>> begin RECORDED DATA

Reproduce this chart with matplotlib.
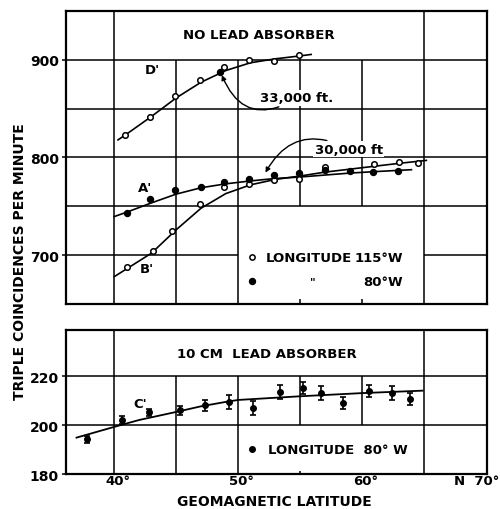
import numpy as np
import matplotlib.pyplot as plt

plt.rcParams['font.family'] = 'DejaVu Sans'
plt.rcParams['font.weight'] = 'bold'

# datos
# D' : 33,000 ft, longitud 115 W
lat_d = [40.9, 42.9, 44.9, 46.95, 48.9, 50.85, 52.9, 54.95]
cnt_d = [822.8, 841.5, 863, 878.9, 892.5, 900.3, 899.3, 905.4]
lat_d_80 = [48.56]
cnt_d_80 = [887.4]
curva_d_lat = [40.3, 41, 43, 45, 47, 49, 51, 53, 55, 55.9]
curva_d_cnt = [818, 824, 842, 861, 877, 889, 897, 901, 904, 905.5]

# A' : 30,000 ft, longitud 80 W
lat_a = [41.0, 42.9, 44.9, 47.0, 48.9, 50.9, 52.9, 54.9, 57.0, 59.0, 60.9, 62.9]
cnt_a = [743.6, 757, 767, 770, 774.5, 778, 782, 784, 787, 786, 784.7, 786]
curva_a_lat = [40.0, 41, 43, 45, 47, 49, 51, 53, 55, 57, 59, 61, 64]
curva_a_cnt = [739.5, 744, 753.5, 762.5, 769, 773, 776, 778.5, 780, 782, 784, 785.5, 787.5]

# B' : 30,000 ft, longitud 115 W
lat_b = [41.0, 43.1, 44.7, 46.9, 48.9, 50.9, 52.9, 54.9, 57.0, 61.0, 63.0, 64.5]
cnt_b = [687.5, 704, 725, 752, 769.4, 772.5, 777, 778, 790.5, 792.9, 795.6, 793.9]
curva_b_lat = [40.0, 41, 43, 45, 47, 49, 51, 53, 55, 57, 59, 61, 63, 65.2]
curva_b_cnt = [678, 686, 702, 726, 748, 763, 772, 777.5, 781, 785, 788, 791, 794, 797]

# C' : 10 cm de plomo, longitud 80 W
lat_c = [37.76, 40.6, 42.8, 45.3, 47.3, 49.3, 51.2, 53.35, 55.2, 56.7, 58.5, 60.6, 62.4, 63.9]
cnt_c = [194.3, 202.2, 205.4, 206.1, 208.2, 209.6, 207.2, 213.6, 215.3, 213.2, 209.2, 214.2, 213.2, 210.8]
err_c = [1.5, 1.8, 1.5, 1.9, 2.2, 2.7, 2.8, 2.9, 2.5, 3.0, 2.3, 2.4, 2.8, 2.5]
curva_c_lat = [36.95, 40, 42, 45, 47, 49, 50, 52, 55, 60, 64.9]
curva_c_cnt = [195, 199.4, 202.2, 205.5, 207.8, 209.6, 210.4, 211, 211.9, 213.2, 214.2]

xmin, xmax = 36.1, 70.1
gc = 'black'
glw = 1.1
fs = 9.5

fig = plt.figure(figsize=(5, 5.1), dpi=100)
ax1 = fig.add_axes([0.132, 0.402, 0.842, 0.5745])
ax2 = fig.add_axes([0.132, 0.068, 0.842, 0.283])

for ax in (ax1, ax2):
    ax.set_xlim(xmin, xmax)
    for s in ax.spines.values():
        s.set_linewidth(1.6)
    ax.tick_params(axis='x', length=0, labelbottom=False)
    ax.tick_params(axis='y', length=3, width=1.1, direction='out', labelsize=10, pad=2)

# ---- panel superior ----
ax1.set_ylim(650, 950)
ax1.set_yticks([700, 800, 900])
ax1.hlines([900, 850, 800, 750], xmin, xmax, color=gc, lw=glw)
ax1.hlines(700, xmin, 50, color=gc, lw=glw)
ax1.hlines(700, 65, xmax, color=gc, lw=glw)
ax1.vlines([40, 65], 650, 950, color=gc, lw=glw)
ax1.vlines([45, 50], 650, 900, color=gc, lw=glw)
ax1.vlines(55, 750, 905, color=gc, lw=glw)
ax1.vlines(60, 750, 900, color=gc, lw=glw)
ax1.vlines([55, 60], 650, 655, color=gc, lw=glw)

ax1.plot(curva_d_lat, curva_d_cnt, 'k-', lw=1.2)
ax1.plot(curva_a_lat, curva_a_cnt, 'k-', lw=1.2)
ax1.plot(curva_b_lat, curva_b_cnt, 'k-', lw=1.2)
ax1.plot(lat_d, cnt_d, 'o', ms=4, mfc='white', mec='k', mew=1.1)
ax1.plot(lat_b, cnt_b, 'o', ms=4, mfc='white', mec='k', mew=1.1)
ax1.plot(lat_a, cnt_a, 'o', ms=4.3, mfc='k', mec='k')
ax1.plot(lat_d_80, cnt_d_80, 'o', ms=4.3, mfc='k', mec='k')

ax1.text(51.7, 926, 'NO LEAD ABSORBER', ha='center', va='center', fontsize=fs)
ax1.text(43.1, 890, "D'", ha='center', va='center', fontsize=fs)
ax1.text(42.5, 769, "A'", ha='center', va='center', fontsize=fs)
ax1.text(42.6, 686, "B'", ha='center', va='center', fontsize=fs)

ax1.annotate('33,000 ft.', xy=(48.6, 887), xytext=(51.8, 861),
             ha='left', va='center', fontsize=fs,
             bbox=dict(fc='white', ec='none', pad=1),
             arrowprops=dict(arrowstyle='-|>', color='k', lw=1,
                             mutation_scale=7,
                             connectionstyle='arc3,rad=-0.6'))
ax1.annotate('30,000 ft', xy=(52.1, 782), xytext=(56.2, 808.5),
             ha='left', va='center', fontsize=fs,
             bbox=dict(fc='white', ec='none', pad=1),
             arrowprops=dict(arrowstyle='-|>', color='k', lw=1,
                             mutation_scale=7,
                             connectionstyle='arc3,rad=0.5'))

ax1.plot([51.1], [697.6], 'o', ms=3.8, mfc='white', mec='k', mew=1.1)
ax1.plot([51.1], [673.5], 'o', ms=4.3, mfc='k', mec='k')
ax1.text(52.2, 697.6, 'LONGITUDE', ha='left', va='center', fontsize=fs)
ax1.text(63.3, 697.6, '115°W', ha='right', va='center', fontsize=fs)
ax1.text(56.0, 673.5, '"', ha='center', va='center', fontsize=8)
ax1.text(63.3, 673.5, '80°W', ha='right', va='center', fontsize=fs)

# ---- panel inferior ----
ax2.set_ylim(180, 239)
ax2.set_yticks([180, 200, 220])
ax2.hlines([220, 200], xmin, xmax, color=gc, lw=glw)
ax2.vlines([40, 65], 180, 239, color=gc, lw=glw)
ax2.vlines([45, 50], 180, 220, color=gc, lw=glw)
ax2.vlines([55, 60], 200, 220, color=gc, lw=glw)
ax2.vlines(55, 180, 181.5, color=gc, lw=glw)

ax2.plot(curva_c_lat, curva_c_cnt, 'k-', lw=1.3)
ax2.errorbar(lat_c, cnt_c, yerr=err_c, fmt='o', ms=4, color='k',
             elinewidth=1.2, capsize=2.2, capthick=1.2)

ax2.text(52.3, 229.2, '10 CM  LEAD ABSORBER', ha='center', va='center', fontsize=fs)
ax2.text(42.1, 209, "C'", ha='center', va='center', fontsize=fs)
ax2.plot([51.1], [190.5], 'o', ms=4, mfc='k', mec='k')
ax2.text(52.4, 190.3, 'LONGITUDE  80° W', ha='left', va='center', fontsize=fs)

# etiquetas del eje x
for lat in [40, 50, 60]:
    ax2.text(lat + 0.3, -0.045, '%d°' % lat, ha='center', va='center', fontsize=fs,
             transform=ax2.get_xaxis_transform())
ax2.text(xmax + 1.0, -0.045, 'N  70°', ha='right', va='center', fontsize=fs,
         transform=ax2.get_xaxis_transform())

fig.text(0.548, 0.016, 'GEOMAGNETIC LATITUDE', ha='center', va='center', fontsize=10)
fig.text(0.040, 0.487, 'TRIPLE COINCIDENCES PER MINUTE', rotation=90,
         ha='center', va='center', fontsize=10)

plt.savefig('out.png', dpi=100)
plt.close()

>> end RECORDED DATA

→ YOUR INSTRUCTIONS
Print, exactly as written, the lines above from the first one to the one containing "ax2 = fig.add_axes([0.132, 0.068, 0.842, 0.283])". Leave out pictures.

→ OUTPUT OF THE EXERCISE
Reproduce this chart with matplotlib.
import numpy as np
import matplotlib.pyplot as plt

plt.rcParams['font.family'] = 'DejaVu Sans'
plt.rcParams['font.weight'] = 'bold'

# datos
# D' : 33,000 ft, longitud 115 W
lat_d = [40.9, 42.9, 44.9, 46.95, 48.9, 50.85, 52.9, 54.95]
cnt_d = [822.8, 841.5, 863, 878.9, 892.5, 900.3, 899.3, 905.4]
lat_d_80 = [48.56]
cnt_d_80 = [887.4]
curva_d_lat = [40.3, 41, 43, 45, 47, 49, 51, 53, 55, 55.9]
curva_d_cnt = [818, 824, 842, 861, 877, 889, 897, 901, 904, 905.5]

# A' : 30,000 ft, longitud 80 W
lat_a = [41.0, 42.9, 44.9, 47.0, 48.9, 50.9, 52.9, 54.9, 57.0, 59.0, 60.9, 62.9]
cnt_a = [743.6, 757, 767, 770, 774.5, 778, 782, 784, 787, 786, 784.7, 786]
curva_a_lat = [40.0, 41, 43, 45, 47, 49, 51, 53, 55, 57, 59, 61, 64]
curva_a_cnt = [739.5, 744, 753.5, 762.5, 769, 773, 776, 778.5, 780, 782, 784, 785.5, 787.5]

# B' : 30,000 ft, longitud 115 W
lat_b = [41.0, 43.1, 44.7, 46.9, 48.9, 50.9, 52.9, 54.9, 57.0, 61.0, 63.0, 64.5]
cnt_b = [687.5, 704, 725, 752, 769.4, 772.5, 777, 778, 790.5, 792.9, 795.6, 793.9]
curva_b_lat = [40.0, 41, 43, 45, 47, 49, 51, 53, 55, 57, 59, 61, 63, 65.2]
curva_b_cnt = [678, 686, 702, 726, 748, 763, 772, 777.5, 781, 785, 788, 791, 794, 797]

# C' : 10 cm de plomo, longitud 80 W
lat_c = [37.76, 40.6, 42.8, 45.3, 47.3, 49.3, 51.2, 53.35, 55.2, 56.7, 58.5, 60.6, 62.4, 63.9]
cnt_c = [194.3, 202.2, 205.4, 206.1, 208.2, 209.6, 207.2, 213.6, 215.3, 213.2, 209.2, 214.2, 213.2, 210.8]
err_c = [1.5, 1.8, 1.5, 1.9, 2.2, 2.7, 2.8, 2.9, 2.5, 3.0, 2.3, 2.4, 2.8, 2.5]
curva_c_lat = [36.95, 40, 42, 45, 47, 49, 50, 52, 55, 60, 64.9]
curva_c_cnt = [195, 199.4, 202.2, 205.5, 207.8, 209.6, 210.4, 211, 211.9, 213.2, 214.2]

xmin, xmax = 36.1, 70.1
gc = 'black'
glw = 1.1
fs = 9.5

fig = plt.figure(figsize=(5, 5.1), dpi=100)
ax1 = fig.add_axes([0.132, 0.402, 0.842, 0.5745])
ax2 = fig.add_axes([0.132, 0.068, 0.842, 0.283])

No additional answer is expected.